→ **EXERCISE**:
Don't include pictures. Quote the lines below from the first through the line that contains "Chart.register(...registerables);".

→ **EXERCISE INPUT**:
-- Begin --
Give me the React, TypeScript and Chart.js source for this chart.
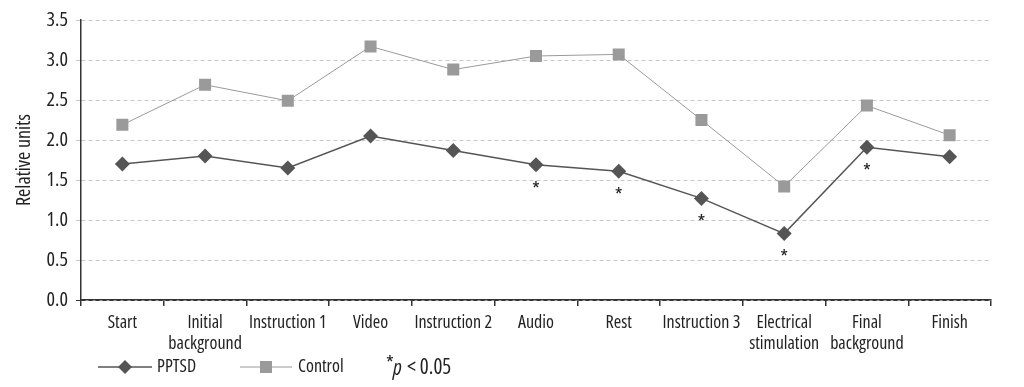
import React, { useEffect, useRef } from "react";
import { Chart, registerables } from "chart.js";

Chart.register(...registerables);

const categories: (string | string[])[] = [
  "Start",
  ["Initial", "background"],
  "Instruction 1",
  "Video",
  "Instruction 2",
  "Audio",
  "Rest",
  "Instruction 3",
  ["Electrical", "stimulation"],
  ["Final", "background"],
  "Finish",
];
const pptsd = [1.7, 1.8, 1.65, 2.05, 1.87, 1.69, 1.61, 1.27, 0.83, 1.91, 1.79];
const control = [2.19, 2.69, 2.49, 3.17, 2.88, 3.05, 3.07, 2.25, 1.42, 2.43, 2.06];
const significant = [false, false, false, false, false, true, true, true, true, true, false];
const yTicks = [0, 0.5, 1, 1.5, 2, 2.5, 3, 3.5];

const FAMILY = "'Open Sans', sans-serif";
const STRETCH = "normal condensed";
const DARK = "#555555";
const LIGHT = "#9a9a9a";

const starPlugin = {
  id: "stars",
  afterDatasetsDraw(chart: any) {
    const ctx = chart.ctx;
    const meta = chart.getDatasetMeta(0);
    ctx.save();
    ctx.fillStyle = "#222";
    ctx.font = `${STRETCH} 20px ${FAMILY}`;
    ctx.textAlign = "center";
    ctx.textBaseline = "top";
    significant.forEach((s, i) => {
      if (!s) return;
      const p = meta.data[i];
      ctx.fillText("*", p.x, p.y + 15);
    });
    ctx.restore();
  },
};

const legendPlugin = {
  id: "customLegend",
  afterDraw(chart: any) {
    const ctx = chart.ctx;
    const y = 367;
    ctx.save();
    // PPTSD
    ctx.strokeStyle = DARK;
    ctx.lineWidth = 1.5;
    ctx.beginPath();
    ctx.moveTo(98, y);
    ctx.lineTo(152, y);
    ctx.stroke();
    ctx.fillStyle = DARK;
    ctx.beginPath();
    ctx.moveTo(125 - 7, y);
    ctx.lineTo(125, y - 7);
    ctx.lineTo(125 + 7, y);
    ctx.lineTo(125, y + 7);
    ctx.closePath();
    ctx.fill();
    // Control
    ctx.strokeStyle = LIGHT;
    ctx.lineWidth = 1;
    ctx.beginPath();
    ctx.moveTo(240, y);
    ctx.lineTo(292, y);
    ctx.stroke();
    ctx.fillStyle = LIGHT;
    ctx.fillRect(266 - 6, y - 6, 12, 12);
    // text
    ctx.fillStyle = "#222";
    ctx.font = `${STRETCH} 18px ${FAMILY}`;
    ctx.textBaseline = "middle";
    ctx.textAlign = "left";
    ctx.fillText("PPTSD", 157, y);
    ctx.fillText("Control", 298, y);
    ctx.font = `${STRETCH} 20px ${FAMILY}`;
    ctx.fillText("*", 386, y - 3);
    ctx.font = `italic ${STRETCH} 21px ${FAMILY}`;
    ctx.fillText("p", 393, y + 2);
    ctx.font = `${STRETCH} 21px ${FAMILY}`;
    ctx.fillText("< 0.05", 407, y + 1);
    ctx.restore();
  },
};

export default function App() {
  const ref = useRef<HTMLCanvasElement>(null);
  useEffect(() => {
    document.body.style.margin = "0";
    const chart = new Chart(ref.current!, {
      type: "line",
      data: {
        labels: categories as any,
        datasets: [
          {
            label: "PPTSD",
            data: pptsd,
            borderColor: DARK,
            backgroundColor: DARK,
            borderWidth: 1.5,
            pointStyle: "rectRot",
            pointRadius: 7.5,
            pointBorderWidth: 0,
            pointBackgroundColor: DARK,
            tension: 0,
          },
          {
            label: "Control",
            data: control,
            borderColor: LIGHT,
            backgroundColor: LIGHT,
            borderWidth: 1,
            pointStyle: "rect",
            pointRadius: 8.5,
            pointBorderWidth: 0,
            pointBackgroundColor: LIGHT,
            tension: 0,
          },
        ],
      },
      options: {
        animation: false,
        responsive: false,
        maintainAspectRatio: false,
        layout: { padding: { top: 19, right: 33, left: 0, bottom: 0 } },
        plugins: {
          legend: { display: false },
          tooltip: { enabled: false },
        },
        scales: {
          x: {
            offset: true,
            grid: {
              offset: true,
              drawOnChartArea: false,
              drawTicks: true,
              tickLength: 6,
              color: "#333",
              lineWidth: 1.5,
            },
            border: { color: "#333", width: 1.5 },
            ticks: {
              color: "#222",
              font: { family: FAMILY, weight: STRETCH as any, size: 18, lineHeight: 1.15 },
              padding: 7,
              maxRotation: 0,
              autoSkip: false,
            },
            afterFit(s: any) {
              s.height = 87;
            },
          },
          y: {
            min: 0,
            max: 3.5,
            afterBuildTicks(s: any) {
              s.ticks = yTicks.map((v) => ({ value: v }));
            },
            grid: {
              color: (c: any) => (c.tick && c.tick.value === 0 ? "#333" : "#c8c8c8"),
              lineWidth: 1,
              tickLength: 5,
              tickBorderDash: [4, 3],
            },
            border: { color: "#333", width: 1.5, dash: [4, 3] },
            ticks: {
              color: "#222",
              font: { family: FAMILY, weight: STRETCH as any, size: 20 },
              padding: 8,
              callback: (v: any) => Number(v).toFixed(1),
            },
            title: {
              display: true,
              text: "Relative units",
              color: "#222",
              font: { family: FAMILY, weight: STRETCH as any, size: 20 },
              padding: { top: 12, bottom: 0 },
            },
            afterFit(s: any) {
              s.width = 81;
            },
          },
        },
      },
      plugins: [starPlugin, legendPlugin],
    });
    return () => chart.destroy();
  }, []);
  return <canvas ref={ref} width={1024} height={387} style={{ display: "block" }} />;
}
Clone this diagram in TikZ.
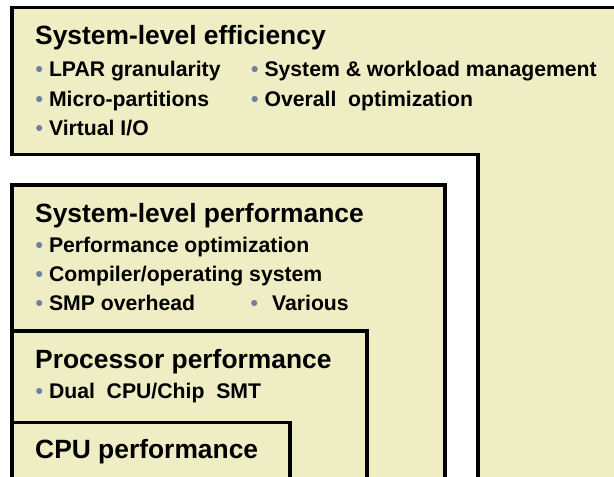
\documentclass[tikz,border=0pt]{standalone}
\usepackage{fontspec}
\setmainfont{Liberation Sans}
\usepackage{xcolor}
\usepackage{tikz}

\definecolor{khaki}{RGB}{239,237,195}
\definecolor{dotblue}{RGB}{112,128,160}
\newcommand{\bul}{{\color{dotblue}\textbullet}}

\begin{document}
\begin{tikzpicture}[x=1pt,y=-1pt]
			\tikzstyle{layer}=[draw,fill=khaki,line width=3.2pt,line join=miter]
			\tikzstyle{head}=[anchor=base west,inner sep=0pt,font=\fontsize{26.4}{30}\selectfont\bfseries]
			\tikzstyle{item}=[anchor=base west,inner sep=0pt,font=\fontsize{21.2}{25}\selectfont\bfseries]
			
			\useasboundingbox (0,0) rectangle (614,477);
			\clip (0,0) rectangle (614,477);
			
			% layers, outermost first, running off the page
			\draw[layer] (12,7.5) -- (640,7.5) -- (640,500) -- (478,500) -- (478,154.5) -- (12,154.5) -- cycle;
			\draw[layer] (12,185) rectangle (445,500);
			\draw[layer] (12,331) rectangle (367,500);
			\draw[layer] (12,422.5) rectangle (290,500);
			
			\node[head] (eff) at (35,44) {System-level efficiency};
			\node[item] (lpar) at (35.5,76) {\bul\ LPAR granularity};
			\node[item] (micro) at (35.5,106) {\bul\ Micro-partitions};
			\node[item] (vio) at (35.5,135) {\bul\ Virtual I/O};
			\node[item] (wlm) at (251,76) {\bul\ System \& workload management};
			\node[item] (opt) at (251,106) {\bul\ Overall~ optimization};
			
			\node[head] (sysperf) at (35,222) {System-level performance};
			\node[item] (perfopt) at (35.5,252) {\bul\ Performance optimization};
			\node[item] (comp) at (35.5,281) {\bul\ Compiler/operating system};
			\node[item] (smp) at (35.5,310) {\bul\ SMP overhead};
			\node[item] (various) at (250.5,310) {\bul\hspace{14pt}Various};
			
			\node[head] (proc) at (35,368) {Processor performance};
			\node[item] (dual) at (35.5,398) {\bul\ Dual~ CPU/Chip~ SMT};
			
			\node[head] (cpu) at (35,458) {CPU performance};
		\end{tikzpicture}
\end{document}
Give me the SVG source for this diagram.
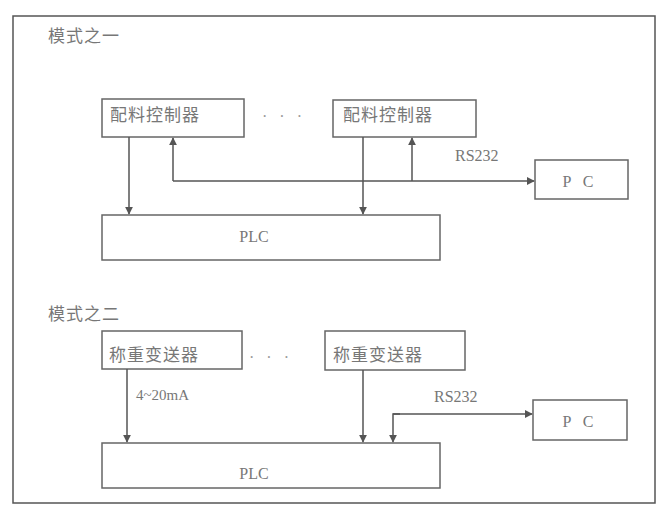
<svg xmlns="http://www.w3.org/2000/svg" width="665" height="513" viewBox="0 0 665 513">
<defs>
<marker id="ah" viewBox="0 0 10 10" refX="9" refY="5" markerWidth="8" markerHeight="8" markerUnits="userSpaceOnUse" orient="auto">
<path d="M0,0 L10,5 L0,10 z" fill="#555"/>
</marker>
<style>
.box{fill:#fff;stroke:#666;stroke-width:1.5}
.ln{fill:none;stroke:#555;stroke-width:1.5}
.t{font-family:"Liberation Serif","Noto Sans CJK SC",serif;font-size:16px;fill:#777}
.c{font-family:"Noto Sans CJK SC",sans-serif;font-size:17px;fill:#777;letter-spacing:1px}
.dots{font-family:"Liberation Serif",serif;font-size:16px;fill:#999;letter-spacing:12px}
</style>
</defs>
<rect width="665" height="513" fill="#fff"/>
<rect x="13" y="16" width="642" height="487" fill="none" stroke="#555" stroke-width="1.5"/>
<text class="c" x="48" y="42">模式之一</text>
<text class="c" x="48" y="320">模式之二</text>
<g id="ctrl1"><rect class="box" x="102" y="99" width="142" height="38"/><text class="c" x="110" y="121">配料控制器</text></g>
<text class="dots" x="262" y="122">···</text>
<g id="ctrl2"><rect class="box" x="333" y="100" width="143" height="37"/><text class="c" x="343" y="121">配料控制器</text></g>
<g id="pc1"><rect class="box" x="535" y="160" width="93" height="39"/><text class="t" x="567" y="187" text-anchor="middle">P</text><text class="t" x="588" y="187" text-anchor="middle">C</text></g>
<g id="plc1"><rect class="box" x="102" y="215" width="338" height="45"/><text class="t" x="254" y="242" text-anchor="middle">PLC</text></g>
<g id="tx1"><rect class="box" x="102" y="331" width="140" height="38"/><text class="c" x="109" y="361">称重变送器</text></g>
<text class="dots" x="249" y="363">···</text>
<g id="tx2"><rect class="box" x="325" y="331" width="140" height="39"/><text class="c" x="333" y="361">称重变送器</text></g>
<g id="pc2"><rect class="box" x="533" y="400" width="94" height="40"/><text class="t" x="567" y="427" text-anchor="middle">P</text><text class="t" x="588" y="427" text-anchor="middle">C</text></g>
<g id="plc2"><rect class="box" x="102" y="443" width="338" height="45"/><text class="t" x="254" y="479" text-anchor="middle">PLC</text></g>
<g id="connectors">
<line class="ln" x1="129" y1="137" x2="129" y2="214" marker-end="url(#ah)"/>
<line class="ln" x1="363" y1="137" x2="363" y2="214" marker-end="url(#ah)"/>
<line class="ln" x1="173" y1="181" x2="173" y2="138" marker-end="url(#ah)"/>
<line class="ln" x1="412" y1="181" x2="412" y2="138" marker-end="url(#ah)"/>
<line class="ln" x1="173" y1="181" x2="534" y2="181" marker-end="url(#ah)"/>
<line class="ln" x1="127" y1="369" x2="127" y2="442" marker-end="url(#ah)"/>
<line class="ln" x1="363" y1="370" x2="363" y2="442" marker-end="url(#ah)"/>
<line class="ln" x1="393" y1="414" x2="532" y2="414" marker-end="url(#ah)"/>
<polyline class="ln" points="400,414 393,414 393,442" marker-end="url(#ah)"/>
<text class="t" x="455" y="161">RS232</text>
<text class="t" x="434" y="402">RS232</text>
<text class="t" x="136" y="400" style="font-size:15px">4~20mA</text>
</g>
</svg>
-- End --
→ **SOLUTION**:
Give me the React, TypeScript and Chart.js source for this chart.
import React, { useEffect, useRef } from "react";
import { Chart, registerables } from "chart.js";

Chart.register(...registerables);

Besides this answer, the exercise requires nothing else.